In the rituals of some tribes in Papua New Guinea, an elder "picks out a sharp stick of cane and sticks it deep inside a boy's nostrils until he bleeds profusely into the stream of a pool, an act greeted by loud war cries." Afterwards, when boys are initiated into puberty and manhood, they are expected to perform fellatio on the elders. "Not all initiates will participate in this ceremonial homosexual activity but, about five days later, several will have to perform fellatio several times."

Individual cases of ritual murder have been recorded in Brazil, the United States, Singapore (Toa Payoh ritual murders), and Uganda.

Witch-hunts

To this day, witch hunts, trials and accusations are still a real danger in some parts of the world. Trials result in violence against men, women and children, including murder. In The Gambia, about 1,000 people accused of being witches were locked in government detention centers in March 2009, being beaten, forced to drink an unknown hallucinogenic potion, and confess to witchcraft, according to Amnesty International. In Tanzania thousands of elderly Tanzanian women have been strangled, knifed to death and burned alive over the last two decades after being denounced as witches. Ritualistic abuse may also involve children accused of, and punished for, being purported witches in some Central African areas.

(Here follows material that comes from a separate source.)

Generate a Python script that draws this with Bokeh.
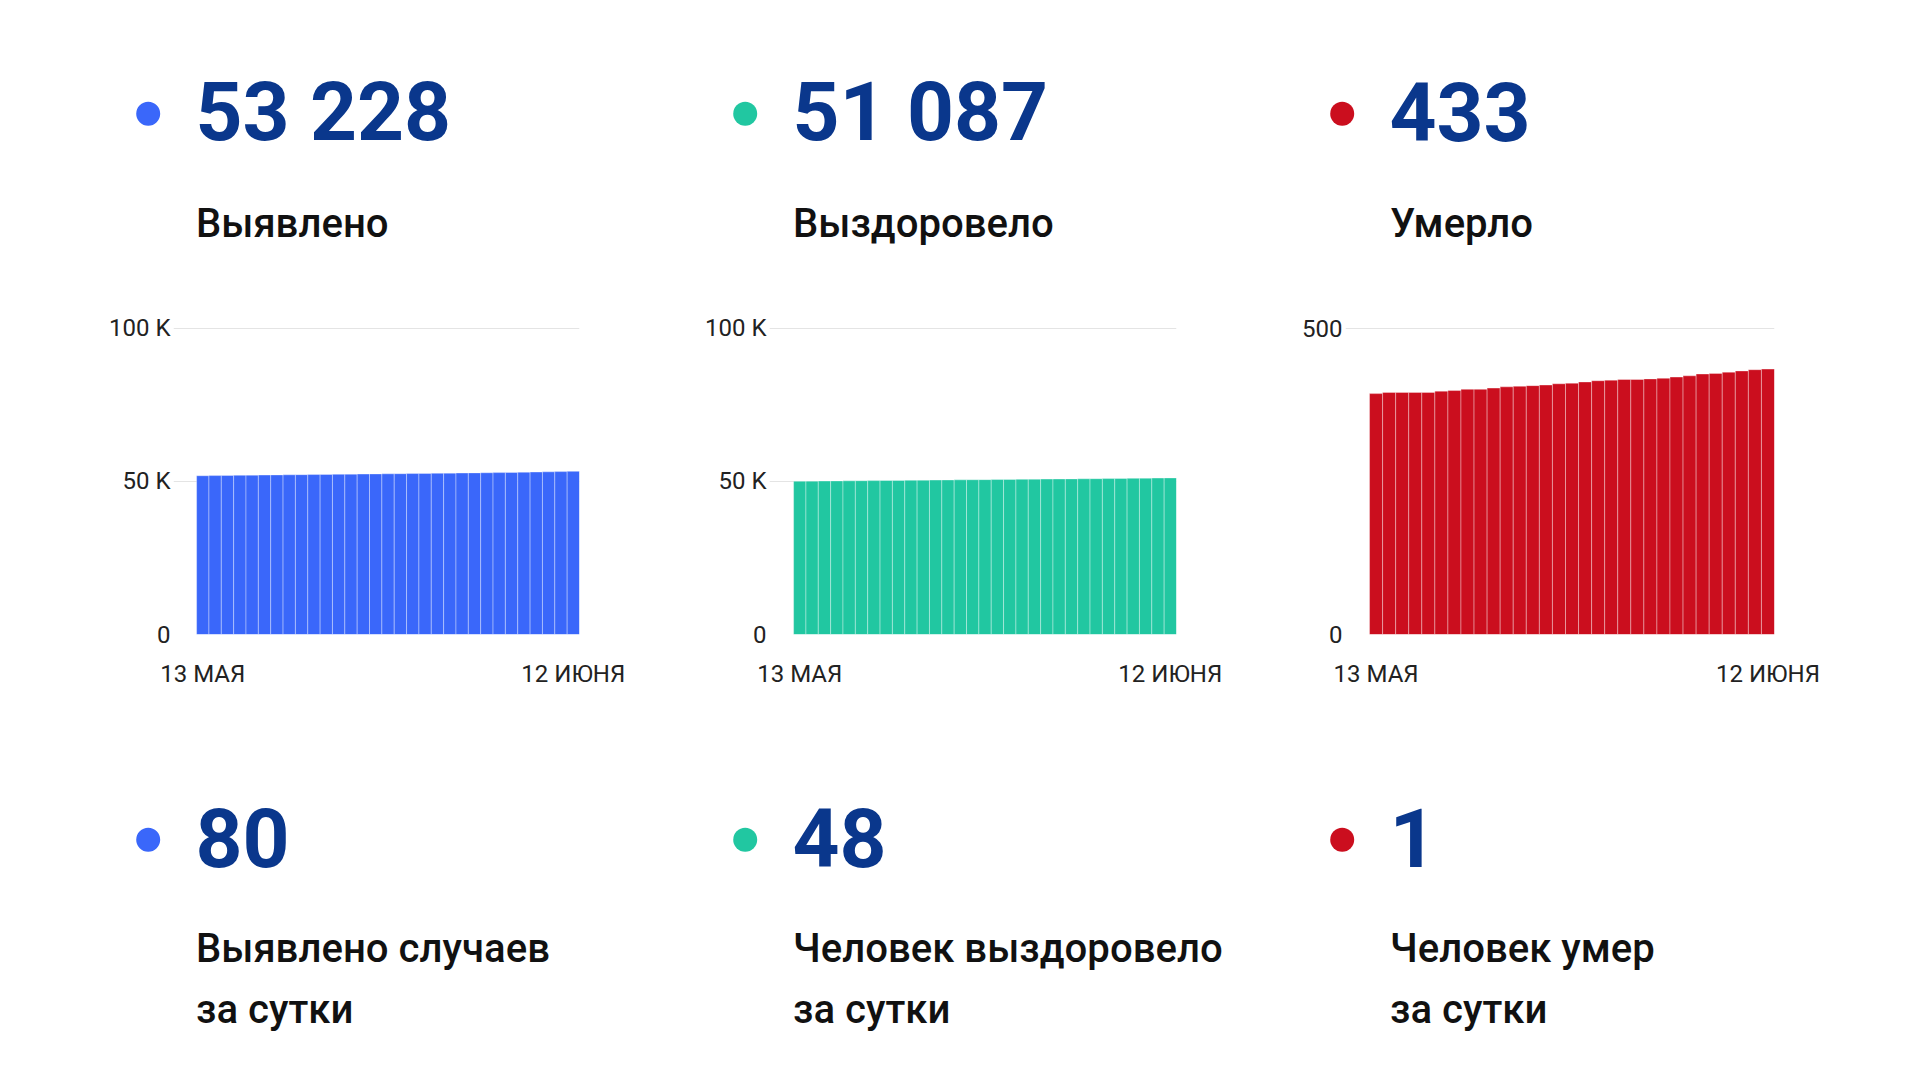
from bokeh.plotting import figure
from bokeh.layouts import column, row, Spacer
from bokeh.models import Range1d, FixedTicker
from bokeh.core.properties import value
from bokeh.embed import file_html
from bokeh.resources import INLINE

# ---------------- data ----------------
days = ["13.05", "14.05", "15.05", "16.05", "17.05", "18.05", "19.05", "20.05",
        "21.05", "22.05", "23.05", "24.05", "25.05", "26.05", "27.05", "28.05",
        "29.05", "30.05", "31.05", "01.06", "02.06", "03.06", "04.06", "05.06",
        "06.06", "07.06", "08.06", "09.06", "10.06", "11.06", "12.06"]

detected = [51800, 51852, 51897, 51941, 51986, 52029, 52068, 52110, 52151, 52190,
            52232, 52271, 52309, 52351, 52392, 52430, 52468, 52511, 52556, 52600,
            52643, 52689, 52734, 52778, 52821, 52879, 52948, 53012, 53079, 53148,
            53228]

recovered = [50002, 50041, 50073, 50112, 50148, 50181, 50214, 50253, 50287, 50318,
             50356, 50391, 50423, 50461, 50497, 50529, 50566, 50602, 50633, 50668,
             50707, 50741, 50773, 50809, 50846, 50881, 50921, 50958, 51002, 51039,
             51087]

deaths = [393, 395, 395, 395, 395, 397, 398, 400, 400, 402, 404, 405, 406, 407,
          409, 410, 412, 414, 415, 416, 416, 417, 418, 420, 422, 425, 426, 428,
          430, 432, 433]

totals = ["53 228", "51 087", "433"]
total_labels = ["Выявлено", "Выздоровело", "Умерло"]
daily = ["80", "48", "1"]
daily_labels_1 = ["Выявлено случаев", "Человек выздоровело", "Человек умер"]
daily_labels_2 = ["за сутки", "за сутки", "за сутки"]

y_ticks = [[0, 50000, 100000], [0, 50000, 100000], [0, 500]]
y_tick_labels = [["0", "50 K", "100 K"], ["0", "50 K", "100 K"], ["0", "500"]]
x_tick_labels = ["13 МАЯ", "12 ИЮНЯ"]

# ---------------- style ----------------
colors = ["#3a67fa", "#21c7a1", "#cb0e1e"]
NAVY = "#0a378c"
TXT = "#111111"
NUM_FONT = "Roboto"
LBL_FONT = "Roboto Medium, Roboto"
TICK_FONT = "Roboto"
NUM_SIZE = 82
LBL_SIZE = 40
COLW = 597
LEFT_PAD = 48
TOTAL_W = LEFT_PAD + 3 * COLW


def text_panel(height):
    p = figure(width=TOTAL_W, height=height, x_range=Range1d(0, TOTAL_W),
               y_range=Range1d(height, 0), x_axis_type=None, y_axis_type=None,
               output_backend="svg", toolbar_location=None, min_border=0)
    p.grid.visible = False
    p.outline_line_color = None
    p.background_fill_color = "white"
    p.border_fill_color = "white"
    return p


cols_dot = [147.7 + COLW * i for i in range(3)]
cols_txt = [195 + COLW * i for i in range(3)]
cols_lbl = [195.5 + COLW * i for i in range(3)]


def num_text(p, y, texts):
    p.text(x=cols_txt, y=[y] * 3, text=texts, text_font=value(NUM_FONT),
           text_font_size=f"{NUM_SIZE}px", text_font_style="bold", text_color=NAVY,
           text_baseline="alphabetic", text_align="left")


def lbl_text(p, y, texts):
    p.text(x=cols_lbl, y=[y] * 3, text=texts, text_font=value(LBL_FONT),
           text_font_size=f"{LBL_SIZE}px", text_color=TXT, text_baseline="alphabetic",
           text_align="left")


# header
hdr = text_panel(258)
hdr.scatter(x=cols_dot, y=[113.3] * 3, size=24, fill_color=colors, line_color=None)
num_text(hdr, 111.4, totals)
lbl_text(hdr, 222.5, total_labels)

# footer
ftr = text_panel(364)
ftr.scatter(x=cols_dot, y=[131.3] * 3, size=24, fill_color=colors, line_color=None)
num_text(ftr, 129.4, daily)
lbl_text(ftr, 240.2, daily_labels_1)
lbl_text(ftr, 300.9, daily_labels_2)


def chart(vals, color, ticks, tick_labels, frame_w, left, right, x_start):
    n = len(vals)
    p = figure(width=left + frame_w + right, height=450,
               x_range=Range1d(x_start, n - 0.5),
               y_range=Range1d(0, ticks[-1] * 1.005),
               output_backend="svg", toolbar_location=None,
               min_border_left=left, min_border_right=right,
               min_border_top=68, min_border_bottom=74)
    p.outline_line_color = None
    idx = list(range(n))
    p.vbar(x=idx, top=vals, bottom=0, width=1, fill_color=color,
           line_color="white", line_alpha=0.35, line_width=1)
    p.xgrid.visible = False
    p.ygrid.ticker = FixedTicker(ticks=ticks)
    p.ygrid.grid_line_color = "#e4e4e4"
    p.ygrid.grid_line_width = 1
    p.yaxis.ticker = FixedTicker(ticks=ticks)
    p.yaxis.major_label_overrides = {t: l for t, l in zip(ticks, tick_labels)}
    p.xaxis.ticker = FixedTicker(ticks=[0, n - 1])
    p.xaxis.major_label_overrides = {0: x_tick_labels[0], n - 1: x_tick_labels[1]}
    for ax in (p.xaxis, p.yaxis):
        ax.axis_line_color = None
        ax.major_tick_line_color = None
        ax.minor_tick_line_color = None
        ax.major_tick_out = 0
        ax.major_tick_in = 0
        ax.minor_tick_out = 0
        ax.minor_tick_in = 0
        ax.major_label_text_font = TICK_FONT
        ax.major_label_text_font_size = "24px"
        ax.major_label_text_color = "#222222"
    p.yaxis.major_label_standoff = 3
    p.xaxis.major_label_standoff = 25
    return p


c1 = chart(detected, colors[0], y_ticks[0], y_tick_labels[0], 406, 125, 66, -2.37)
c2 = chart(recovered, colors[1], y_ticks[1], y_tick_labels[1], 407, 124, 66, -2.45)
c3 = chart(deaths, colors[2], y_ticks[2], y_tick_labels[2], 429, 103, 65, -2.34)

charts = row(Spacer(width=LEFT_PAD, height=450), c1, c2, c3, spacing=0)
layout = column(hdr, charts, ftr, spacing=0)

open("out.html", "w").write(file_html(layout, INLINE))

A child may be blamed for the illness of a relative, for example. Other examples include Ghana, where alleged witches were banished to refugee camps, and the beating and isolation of children accused of being witches in Angola.

Psychohistorical explanation

A small number of academics subscribe to the theory of psychohistory and attribute the abusive rituals to the psychopathological projection of the perpetrators, especially the parents.

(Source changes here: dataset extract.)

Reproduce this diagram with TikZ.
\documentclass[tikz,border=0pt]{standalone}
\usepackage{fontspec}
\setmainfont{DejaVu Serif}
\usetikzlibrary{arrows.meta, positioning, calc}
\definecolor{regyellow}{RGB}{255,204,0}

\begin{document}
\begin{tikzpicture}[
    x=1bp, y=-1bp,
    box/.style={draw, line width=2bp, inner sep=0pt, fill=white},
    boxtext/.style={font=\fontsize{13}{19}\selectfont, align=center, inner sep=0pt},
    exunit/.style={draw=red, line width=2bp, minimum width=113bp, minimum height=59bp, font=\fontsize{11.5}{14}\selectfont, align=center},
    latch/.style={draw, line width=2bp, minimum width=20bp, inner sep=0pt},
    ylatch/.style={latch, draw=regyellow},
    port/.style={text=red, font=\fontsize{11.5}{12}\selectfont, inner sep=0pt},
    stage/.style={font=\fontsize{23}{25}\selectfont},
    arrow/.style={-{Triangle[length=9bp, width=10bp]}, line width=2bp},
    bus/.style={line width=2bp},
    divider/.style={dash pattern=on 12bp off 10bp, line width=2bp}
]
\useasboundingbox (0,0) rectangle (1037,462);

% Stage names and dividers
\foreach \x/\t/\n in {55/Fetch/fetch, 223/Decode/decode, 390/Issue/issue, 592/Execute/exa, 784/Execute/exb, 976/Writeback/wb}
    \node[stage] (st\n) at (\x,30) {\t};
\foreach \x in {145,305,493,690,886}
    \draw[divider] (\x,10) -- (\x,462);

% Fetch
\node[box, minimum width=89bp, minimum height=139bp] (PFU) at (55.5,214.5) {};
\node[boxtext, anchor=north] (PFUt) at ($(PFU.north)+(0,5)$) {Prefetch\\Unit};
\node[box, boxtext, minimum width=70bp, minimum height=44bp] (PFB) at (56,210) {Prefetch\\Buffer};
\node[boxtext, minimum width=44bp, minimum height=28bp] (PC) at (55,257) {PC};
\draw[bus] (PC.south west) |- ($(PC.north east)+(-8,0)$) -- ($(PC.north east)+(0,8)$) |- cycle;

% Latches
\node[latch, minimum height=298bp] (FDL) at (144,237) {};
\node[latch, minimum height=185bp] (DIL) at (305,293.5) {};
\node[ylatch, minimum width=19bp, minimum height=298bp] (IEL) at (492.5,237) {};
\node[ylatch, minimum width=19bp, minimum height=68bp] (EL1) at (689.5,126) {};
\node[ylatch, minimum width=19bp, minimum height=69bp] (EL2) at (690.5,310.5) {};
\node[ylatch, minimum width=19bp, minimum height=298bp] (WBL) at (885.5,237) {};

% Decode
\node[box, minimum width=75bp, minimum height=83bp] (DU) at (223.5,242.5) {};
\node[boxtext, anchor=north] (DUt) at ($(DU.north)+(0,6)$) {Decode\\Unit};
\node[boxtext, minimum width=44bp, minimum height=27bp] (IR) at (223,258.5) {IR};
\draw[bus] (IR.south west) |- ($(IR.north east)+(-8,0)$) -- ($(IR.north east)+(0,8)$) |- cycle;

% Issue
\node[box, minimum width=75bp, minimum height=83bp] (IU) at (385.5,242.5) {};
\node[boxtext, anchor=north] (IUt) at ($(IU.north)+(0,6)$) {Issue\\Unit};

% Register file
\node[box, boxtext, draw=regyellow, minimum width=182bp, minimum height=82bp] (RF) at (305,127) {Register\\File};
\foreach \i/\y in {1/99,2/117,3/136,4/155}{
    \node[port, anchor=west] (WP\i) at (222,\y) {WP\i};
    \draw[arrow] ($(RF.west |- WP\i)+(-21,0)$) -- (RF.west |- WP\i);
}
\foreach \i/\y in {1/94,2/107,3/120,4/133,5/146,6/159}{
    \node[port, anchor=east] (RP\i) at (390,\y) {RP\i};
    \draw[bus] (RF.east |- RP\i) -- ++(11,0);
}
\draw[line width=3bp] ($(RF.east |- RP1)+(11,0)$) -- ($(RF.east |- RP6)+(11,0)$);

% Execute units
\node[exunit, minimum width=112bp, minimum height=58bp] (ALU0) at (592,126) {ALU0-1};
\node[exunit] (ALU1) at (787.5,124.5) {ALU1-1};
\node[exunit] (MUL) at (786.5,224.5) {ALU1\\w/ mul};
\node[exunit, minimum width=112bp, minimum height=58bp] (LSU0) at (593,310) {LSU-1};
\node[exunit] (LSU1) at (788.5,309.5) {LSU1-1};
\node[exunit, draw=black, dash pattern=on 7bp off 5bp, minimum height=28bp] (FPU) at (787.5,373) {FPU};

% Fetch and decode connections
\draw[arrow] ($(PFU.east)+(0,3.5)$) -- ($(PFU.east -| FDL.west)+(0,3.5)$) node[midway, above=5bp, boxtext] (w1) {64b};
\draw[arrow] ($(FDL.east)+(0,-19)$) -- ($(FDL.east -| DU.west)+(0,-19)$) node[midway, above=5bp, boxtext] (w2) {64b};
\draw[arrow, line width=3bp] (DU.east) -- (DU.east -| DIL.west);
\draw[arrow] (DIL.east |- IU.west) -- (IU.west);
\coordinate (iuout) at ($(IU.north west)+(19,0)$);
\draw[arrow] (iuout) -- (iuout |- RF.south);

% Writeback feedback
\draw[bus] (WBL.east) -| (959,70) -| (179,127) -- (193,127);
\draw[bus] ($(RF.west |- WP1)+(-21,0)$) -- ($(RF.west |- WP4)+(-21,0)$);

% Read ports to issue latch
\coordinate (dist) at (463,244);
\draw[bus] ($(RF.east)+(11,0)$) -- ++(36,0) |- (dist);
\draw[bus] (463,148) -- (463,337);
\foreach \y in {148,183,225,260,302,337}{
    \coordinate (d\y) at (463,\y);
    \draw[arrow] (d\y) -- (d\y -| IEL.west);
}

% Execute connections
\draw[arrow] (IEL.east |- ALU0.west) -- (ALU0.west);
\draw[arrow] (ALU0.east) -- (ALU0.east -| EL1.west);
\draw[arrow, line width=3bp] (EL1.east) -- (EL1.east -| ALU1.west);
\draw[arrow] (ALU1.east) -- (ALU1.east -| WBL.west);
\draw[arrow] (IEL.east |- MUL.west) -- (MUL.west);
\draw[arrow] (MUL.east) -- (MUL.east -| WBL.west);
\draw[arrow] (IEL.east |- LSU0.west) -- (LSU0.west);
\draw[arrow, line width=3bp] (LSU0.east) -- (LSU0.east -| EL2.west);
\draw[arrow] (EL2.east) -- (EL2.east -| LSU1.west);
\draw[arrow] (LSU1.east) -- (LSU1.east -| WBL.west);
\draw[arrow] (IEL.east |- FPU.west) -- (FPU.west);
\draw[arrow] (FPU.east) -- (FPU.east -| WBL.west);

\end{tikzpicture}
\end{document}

This psychohistorical model claims that practices of tribal societies sometimes included incest and the sacrifice, mutilation, rape and torture of children, and that such activities were culturally acceptable.

Survivors

Survivors of religious abuse can develop symptoms of post-traumatic stress disorder (PTSD) in response to their abusive religious experiences. Dr. Marlene Winell, a psychologist and former fundamentalist, coined the term religious trauma syndrome (RTS) in a 2011 article she wrote for the British Association for Behavioural and Cognitive Psychotherapies. Winell describes RTS as "the condition experienced by people who are struggling with leaving an authoritarian, dogmatic religion and coping with the damage of indoctrination."

In the article, Winell identifies four categories of dysfunction: cognitive, affective, functional, and social/cultural.

  • Cognitive: Confusion, difficulty with decision-making and critical thinking, dissociation, identity confusion
  • Affective: Anxiety, panic attacks, depression, suicidal ideation, anger, grief, guilt, loneliness, lack of meaning
  • Functional: Sleep and eating disorders, nightmares, sexual dysfunction, substance abuse, somatization
  • Social/cultural: Rupture of family and social network, employment issues, financial stress, problems acculturating into society, interpersonal dysfunction

These symptoms can occur for people who have simply participated in dogmatic expressions of religion, such as fundamentalism. Extreme cases of religious abuse such as authoritarian cult membership, clergy sexual abuse, or mind control tactics used to extremes like the mass suicide at Jonestown may attract public scrutiny. However, individuals can experience chronic religious abuse in the subtle mind-control mechanics of fundamentalism that leads to trauma. While many extreme traumatic experiences associated with religion can cause simple PTSD, scholars are now arguing that chronic abuse through mind control tactics used in fundamentalist settings, whether intentional or not, can induce C-PTSD or developmental trauma.

Exposure therapy or staying in religiously abusive settings may not be conducive to healing for survivors of religious abuse. Healing can come through support groups, therapy, and psychoeducation. In some cultures, survivors have opportunities to recover and live vibrant lives after they leave religiously abusive settings.